DIRECTIONS FOR THIS TASK: Quote exactly, and only, the lines from the one with "Convert this chart to Altair code." down to the one with "import pandas as pd", both included.

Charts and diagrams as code

━━━━━━━━━━

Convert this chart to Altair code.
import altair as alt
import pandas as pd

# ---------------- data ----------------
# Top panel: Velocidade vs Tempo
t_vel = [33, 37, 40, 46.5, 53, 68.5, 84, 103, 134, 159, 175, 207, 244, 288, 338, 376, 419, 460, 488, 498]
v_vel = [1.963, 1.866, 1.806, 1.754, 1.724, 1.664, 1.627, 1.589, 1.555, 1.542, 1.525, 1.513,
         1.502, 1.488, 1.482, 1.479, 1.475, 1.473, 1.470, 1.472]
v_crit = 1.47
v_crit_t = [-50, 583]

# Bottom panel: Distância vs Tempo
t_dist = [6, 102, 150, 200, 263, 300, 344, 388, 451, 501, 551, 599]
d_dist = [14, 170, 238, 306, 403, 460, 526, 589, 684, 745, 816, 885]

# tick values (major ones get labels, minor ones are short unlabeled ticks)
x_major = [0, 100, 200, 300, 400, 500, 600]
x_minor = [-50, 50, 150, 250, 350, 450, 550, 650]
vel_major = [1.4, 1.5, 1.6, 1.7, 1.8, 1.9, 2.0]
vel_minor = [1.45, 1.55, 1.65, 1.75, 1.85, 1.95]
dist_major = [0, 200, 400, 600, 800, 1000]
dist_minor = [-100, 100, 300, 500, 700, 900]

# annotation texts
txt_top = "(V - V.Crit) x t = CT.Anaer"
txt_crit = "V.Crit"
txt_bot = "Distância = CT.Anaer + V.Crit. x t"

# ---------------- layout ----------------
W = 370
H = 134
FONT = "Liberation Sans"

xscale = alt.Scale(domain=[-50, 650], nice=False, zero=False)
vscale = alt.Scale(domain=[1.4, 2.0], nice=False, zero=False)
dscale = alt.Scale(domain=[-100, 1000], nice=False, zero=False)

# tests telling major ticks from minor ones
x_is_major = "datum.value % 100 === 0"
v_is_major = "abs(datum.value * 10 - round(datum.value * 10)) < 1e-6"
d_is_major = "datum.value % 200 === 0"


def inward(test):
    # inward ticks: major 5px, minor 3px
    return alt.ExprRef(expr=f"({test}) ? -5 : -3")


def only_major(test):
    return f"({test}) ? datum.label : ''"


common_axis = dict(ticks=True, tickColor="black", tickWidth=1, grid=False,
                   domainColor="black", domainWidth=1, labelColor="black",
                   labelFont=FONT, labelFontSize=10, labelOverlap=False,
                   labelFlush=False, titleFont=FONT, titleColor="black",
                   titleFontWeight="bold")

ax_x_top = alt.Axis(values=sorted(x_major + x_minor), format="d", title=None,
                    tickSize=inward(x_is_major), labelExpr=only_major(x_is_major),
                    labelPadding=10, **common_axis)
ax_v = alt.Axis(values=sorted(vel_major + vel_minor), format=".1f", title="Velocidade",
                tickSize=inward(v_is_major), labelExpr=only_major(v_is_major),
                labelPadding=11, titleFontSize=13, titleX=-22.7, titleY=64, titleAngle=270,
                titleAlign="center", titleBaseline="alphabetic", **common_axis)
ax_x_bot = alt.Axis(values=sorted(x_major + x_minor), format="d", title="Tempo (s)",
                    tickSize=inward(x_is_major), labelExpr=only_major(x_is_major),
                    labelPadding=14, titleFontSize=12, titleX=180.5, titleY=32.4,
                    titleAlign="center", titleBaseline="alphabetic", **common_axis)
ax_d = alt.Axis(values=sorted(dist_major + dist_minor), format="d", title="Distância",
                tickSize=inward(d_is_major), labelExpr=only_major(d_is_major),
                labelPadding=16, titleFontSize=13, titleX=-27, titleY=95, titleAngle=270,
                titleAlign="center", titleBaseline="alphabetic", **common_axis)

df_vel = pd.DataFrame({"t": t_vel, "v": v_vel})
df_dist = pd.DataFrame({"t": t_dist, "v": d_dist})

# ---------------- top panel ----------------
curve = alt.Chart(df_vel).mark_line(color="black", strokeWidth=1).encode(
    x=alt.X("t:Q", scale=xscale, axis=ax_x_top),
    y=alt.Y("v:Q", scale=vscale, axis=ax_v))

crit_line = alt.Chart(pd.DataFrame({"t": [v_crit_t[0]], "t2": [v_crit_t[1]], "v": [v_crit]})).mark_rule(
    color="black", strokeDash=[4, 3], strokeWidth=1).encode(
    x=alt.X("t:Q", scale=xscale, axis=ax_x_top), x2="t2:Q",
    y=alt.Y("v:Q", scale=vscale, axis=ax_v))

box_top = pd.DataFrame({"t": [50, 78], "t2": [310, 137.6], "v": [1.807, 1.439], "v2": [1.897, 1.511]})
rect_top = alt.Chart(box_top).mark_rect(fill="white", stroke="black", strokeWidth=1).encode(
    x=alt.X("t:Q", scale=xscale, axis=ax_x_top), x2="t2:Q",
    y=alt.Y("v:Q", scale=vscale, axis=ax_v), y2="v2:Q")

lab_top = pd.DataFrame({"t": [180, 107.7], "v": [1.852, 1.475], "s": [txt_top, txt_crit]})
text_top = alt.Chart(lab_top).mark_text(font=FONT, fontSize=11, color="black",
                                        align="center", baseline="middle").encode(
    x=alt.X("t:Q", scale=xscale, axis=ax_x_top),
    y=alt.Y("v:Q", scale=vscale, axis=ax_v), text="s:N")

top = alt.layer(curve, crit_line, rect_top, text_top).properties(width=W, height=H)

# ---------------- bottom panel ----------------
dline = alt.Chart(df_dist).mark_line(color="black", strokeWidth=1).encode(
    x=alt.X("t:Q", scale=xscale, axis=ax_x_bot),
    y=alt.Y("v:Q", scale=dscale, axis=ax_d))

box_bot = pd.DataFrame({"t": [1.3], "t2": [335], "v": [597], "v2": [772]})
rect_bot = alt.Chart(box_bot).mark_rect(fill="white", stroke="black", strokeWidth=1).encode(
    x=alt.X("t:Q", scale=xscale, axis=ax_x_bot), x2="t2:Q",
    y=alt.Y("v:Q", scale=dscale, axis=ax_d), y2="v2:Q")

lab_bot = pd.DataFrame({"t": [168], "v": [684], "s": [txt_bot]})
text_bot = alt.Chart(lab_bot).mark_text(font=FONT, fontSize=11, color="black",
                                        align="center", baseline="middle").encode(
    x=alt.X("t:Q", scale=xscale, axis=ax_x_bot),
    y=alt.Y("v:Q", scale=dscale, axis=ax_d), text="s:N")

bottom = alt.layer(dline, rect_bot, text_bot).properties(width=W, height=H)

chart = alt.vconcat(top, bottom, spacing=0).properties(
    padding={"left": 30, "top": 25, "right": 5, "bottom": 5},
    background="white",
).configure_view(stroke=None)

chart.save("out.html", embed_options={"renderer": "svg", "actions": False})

━━━━━━━━━━

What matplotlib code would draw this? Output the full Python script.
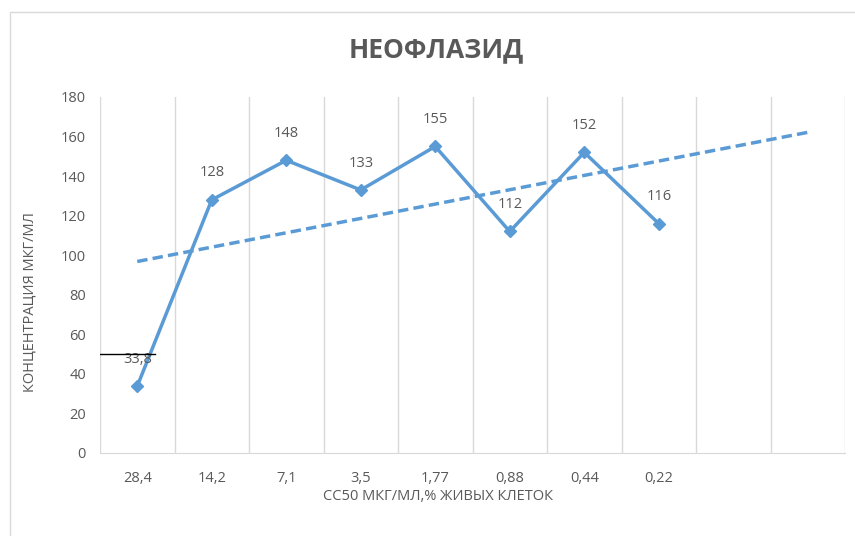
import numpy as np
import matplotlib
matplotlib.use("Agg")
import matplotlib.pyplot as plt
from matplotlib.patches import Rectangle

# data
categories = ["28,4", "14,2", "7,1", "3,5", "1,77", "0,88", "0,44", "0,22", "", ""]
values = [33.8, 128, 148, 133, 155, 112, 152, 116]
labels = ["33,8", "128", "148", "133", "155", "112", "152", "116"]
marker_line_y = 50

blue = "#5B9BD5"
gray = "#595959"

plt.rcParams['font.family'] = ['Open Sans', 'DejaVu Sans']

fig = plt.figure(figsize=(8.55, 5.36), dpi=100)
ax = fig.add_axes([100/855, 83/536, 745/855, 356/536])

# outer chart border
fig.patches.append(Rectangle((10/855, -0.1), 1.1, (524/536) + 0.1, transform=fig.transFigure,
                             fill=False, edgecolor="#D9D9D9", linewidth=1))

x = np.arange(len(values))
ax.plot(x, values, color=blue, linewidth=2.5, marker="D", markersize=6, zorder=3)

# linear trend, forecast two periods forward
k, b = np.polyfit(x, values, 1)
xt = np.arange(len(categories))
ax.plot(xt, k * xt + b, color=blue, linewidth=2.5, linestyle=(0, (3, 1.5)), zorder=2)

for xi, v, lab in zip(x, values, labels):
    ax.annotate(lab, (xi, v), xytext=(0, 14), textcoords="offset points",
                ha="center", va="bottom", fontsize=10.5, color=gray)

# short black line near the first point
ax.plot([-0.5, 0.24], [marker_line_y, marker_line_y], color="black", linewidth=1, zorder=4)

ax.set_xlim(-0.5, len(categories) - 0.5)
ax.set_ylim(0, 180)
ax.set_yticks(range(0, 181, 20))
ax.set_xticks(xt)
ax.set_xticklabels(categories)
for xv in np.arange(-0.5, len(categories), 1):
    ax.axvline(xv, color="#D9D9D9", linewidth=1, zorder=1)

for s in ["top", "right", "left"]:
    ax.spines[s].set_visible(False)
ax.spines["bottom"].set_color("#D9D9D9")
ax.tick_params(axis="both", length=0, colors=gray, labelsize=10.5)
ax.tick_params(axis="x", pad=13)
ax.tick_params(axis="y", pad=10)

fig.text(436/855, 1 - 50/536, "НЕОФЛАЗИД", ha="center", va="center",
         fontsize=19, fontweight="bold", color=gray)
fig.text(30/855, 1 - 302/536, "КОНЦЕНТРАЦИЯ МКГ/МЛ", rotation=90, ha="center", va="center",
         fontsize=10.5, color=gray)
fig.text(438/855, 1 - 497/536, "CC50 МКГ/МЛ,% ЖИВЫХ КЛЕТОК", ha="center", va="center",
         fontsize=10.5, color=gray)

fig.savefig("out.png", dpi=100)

━━━━━━━━━━

RESPONSE FOR THIS EXERCISE:
Convert this chart to Altair code.
import altair as alt
import pandas as pd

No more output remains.